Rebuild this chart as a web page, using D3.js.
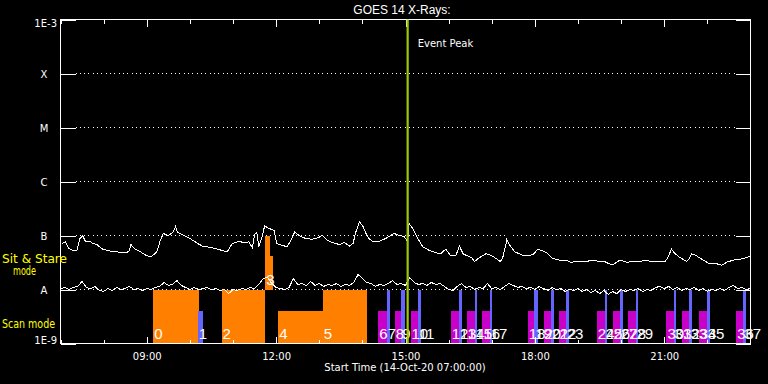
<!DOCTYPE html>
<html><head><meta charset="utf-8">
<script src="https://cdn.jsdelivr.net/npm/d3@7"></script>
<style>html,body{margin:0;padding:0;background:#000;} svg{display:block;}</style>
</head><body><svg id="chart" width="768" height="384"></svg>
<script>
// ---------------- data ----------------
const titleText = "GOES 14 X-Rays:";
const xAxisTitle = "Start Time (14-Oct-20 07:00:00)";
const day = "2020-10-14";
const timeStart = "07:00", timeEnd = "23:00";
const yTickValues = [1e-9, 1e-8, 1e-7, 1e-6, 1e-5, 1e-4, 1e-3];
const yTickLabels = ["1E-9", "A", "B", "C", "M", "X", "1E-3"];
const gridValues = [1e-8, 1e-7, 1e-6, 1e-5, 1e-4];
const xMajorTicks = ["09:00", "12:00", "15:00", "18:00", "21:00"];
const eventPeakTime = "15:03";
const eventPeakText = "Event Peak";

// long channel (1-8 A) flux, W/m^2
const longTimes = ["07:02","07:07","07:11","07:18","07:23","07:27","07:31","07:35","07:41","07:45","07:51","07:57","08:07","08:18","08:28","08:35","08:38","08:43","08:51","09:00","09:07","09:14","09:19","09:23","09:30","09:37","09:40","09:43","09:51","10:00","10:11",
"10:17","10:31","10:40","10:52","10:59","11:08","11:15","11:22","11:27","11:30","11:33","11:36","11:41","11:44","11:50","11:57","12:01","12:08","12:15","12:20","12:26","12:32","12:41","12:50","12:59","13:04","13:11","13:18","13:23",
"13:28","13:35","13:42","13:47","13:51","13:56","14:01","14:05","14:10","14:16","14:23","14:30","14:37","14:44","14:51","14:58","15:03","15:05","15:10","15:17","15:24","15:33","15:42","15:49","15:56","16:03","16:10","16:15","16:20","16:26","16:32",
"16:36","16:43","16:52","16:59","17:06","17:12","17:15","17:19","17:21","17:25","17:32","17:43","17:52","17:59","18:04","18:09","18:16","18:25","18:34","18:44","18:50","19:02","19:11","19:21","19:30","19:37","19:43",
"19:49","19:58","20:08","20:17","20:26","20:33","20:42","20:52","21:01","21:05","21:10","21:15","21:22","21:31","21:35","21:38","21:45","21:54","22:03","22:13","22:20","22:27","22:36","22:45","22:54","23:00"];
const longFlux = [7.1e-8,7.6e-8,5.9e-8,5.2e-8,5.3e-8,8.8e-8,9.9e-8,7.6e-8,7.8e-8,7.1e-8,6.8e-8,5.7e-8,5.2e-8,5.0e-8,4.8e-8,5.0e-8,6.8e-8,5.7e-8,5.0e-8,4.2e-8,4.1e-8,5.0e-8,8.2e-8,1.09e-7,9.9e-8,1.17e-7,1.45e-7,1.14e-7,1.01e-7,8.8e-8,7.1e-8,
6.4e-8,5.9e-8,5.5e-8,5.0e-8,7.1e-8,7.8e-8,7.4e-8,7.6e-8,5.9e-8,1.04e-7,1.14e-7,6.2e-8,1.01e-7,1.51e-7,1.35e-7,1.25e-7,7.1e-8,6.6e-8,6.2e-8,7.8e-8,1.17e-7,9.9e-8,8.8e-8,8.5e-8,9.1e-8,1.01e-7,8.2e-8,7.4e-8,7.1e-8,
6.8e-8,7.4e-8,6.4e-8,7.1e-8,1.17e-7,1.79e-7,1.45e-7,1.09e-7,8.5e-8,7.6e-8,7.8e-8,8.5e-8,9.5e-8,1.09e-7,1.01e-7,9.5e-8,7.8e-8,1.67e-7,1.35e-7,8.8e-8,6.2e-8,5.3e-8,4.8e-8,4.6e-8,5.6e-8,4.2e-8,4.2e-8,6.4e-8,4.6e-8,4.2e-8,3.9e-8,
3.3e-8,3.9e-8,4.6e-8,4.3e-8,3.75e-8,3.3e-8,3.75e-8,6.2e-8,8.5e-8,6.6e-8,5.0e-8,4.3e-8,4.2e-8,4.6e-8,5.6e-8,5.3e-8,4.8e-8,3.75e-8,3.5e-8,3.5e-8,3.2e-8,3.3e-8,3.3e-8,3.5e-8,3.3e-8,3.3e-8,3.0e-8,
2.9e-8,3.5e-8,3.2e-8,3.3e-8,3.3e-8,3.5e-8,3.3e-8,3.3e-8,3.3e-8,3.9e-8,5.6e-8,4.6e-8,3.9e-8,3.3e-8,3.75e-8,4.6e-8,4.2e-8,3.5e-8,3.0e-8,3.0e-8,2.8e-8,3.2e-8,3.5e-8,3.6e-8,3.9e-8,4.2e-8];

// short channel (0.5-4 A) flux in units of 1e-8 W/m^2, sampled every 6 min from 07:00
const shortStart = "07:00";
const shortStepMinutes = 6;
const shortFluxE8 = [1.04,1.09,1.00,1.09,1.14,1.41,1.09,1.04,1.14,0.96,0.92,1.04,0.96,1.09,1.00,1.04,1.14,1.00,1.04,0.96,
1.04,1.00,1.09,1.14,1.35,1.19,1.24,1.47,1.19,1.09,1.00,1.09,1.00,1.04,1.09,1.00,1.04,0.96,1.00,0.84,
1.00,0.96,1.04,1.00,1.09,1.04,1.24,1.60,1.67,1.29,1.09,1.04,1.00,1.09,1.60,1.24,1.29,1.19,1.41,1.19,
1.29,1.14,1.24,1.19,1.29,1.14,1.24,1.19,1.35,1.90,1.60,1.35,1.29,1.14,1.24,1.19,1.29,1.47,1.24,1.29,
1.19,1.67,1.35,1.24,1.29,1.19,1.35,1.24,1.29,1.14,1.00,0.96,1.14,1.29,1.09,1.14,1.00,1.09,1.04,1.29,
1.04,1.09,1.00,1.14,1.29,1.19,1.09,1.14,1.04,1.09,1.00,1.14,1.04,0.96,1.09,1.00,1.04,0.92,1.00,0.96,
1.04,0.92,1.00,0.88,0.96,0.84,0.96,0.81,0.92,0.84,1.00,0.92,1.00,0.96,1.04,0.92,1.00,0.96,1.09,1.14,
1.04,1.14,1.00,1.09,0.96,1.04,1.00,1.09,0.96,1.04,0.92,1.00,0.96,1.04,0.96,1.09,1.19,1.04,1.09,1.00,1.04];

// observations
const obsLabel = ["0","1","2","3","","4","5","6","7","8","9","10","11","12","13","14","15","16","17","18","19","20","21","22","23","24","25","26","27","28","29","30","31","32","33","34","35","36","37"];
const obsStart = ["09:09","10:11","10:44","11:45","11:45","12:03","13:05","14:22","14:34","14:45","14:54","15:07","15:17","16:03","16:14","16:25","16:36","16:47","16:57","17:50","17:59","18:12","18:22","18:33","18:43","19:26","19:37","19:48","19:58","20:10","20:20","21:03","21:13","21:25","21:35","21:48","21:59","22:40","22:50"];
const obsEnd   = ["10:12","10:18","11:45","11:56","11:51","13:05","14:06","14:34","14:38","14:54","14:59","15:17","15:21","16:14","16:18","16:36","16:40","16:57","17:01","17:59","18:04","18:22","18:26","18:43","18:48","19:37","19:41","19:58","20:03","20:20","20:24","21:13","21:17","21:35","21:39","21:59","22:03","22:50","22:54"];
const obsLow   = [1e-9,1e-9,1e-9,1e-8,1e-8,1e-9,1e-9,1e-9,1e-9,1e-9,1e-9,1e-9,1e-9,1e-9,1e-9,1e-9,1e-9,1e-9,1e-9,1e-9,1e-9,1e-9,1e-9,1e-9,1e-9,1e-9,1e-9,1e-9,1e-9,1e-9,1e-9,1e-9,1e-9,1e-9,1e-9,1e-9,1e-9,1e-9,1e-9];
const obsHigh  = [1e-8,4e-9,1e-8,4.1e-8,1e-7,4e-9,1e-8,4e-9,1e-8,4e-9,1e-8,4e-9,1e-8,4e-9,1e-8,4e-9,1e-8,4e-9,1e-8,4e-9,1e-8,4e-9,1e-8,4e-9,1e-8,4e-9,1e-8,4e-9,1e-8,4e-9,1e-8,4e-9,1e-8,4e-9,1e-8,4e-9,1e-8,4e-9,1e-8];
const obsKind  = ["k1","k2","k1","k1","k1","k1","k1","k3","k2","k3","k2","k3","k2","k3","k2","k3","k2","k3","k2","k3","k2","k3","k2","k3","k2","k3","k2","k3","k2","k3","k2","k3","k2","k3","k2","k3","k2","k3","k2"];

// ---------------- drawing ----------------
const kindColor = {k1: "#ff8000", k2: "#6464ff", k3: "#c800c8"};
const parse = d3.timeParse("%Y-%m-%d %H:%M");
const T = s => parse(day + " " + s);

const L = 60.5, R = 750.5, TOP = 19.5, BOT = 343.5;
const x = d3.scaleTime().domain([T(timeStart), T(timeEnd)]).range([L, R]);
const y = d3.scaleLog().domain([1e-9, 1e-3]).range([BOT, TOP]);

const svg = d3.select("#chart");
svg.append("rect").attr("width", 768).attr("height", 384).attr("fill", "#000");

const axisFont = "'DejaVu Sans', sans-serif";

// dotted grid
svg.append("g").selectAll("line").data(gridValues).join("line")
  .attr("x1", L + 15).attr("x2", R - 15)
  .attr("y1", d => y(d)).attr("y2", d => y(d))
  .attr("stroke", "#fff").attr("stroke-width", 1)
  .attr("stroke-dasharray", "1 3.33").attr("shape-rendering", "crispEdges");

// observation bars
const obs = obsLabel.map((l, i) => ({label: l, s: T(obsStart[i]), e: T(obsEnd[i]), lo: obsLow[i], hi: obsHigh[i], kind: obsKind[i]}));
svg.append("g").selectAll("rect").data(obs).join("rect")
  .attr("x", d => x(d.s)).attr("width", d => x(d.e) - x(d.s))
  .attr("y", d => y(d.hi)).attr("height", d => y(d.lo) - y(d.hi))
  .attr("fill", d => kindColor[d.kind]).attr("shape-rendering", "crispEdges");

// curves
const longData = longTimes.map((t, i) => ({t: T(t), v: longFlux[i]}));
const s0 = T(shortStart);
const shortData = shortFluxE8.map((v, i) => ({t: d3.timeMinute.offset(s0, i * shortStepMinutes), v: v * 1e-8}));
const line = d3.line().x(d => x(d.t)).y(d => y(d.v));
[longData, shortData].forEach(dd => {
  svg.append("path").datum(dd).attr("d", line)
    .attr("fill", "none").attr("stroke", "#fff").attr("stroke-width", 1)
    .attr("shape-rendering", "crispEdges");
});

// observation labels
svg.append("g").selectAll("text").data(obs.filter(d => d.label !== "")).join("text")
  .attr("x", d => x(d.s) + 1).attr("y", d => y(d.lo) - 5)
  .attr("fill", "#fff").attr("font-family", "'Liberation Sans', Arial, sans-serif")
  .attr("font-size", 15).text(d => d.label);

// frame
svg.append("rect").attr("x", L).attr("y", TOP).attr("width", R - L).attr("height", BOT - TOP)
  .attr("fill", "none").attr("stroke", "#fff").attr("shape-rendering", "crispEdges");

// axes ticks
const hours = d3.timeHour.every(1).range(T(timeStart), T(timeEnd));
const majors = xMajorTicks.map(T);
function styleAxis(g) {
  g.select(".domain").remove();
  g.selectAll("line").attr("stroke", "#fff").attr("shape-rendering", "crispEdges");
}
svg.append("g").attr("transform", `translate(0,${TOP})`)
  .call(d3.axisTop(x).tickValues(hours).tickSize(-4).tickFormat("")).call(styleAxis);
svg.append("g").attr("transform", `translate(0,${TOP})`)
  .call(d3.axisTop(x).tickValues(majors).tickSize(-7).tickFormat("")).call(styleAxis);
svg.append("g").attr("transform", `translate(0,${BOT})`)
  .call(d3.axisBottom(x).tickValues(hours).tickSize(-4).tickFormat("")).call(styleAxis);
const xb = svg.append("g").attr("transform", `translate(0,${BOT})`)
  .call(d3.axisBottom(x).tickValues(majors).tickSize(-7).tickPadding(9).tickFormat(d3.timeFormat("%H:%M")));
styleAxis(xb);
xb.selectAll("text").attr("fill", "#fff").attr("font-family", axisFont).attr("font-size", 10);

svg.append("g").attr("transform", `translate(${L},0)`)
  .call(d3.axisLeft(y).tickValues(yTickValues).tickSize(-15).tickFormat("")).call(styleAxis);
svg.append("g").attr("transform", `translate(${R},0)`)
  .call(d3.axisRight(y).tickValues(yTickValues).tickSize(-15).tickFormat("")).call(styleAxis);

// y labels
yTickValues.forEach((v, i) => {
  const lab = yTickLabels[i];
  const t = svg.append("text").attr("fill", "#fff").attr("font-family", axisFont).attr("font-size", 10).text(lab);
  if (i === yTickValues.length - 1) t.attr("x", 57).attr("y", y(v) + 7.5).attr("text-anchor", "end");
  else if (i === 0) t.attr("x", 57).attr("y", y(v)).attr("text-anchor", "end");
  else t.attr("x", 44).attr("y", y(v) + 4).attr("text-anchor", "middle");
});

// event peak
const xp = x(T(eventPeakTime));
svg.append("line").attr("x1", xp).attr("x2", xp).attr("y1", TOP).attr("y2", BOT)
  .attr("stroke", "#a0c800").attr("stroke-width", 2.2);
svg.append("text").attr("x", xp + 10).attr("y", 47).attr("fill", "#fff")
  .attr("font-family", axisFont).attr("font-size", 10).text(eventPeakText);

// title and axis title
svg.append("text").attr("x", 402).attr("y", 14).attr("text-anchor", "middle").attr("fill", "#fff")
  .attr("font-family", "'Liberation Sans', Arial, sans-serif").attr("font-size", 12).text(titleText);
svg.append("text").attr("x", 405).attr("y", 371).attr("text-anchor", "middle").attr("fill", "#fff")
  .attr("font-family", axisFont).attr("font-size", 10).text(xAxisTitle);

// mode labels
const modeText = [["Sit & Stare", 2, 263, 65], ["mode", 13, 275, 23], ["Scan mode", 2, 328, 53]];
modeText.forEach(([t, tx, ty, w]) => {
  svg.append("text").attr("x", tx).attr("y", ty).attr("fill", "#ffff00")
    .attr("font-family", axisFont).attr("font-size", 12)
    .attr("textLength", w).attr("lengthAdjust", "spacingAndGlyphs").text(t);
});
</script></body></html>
====
From the listing above, copy every line that includes the word "chart".

Rebuild this chart as a web page, using D3.js.
</head><body><svg id="chart" width="768" height="384"></svg>
const svg = d3.select("#chart");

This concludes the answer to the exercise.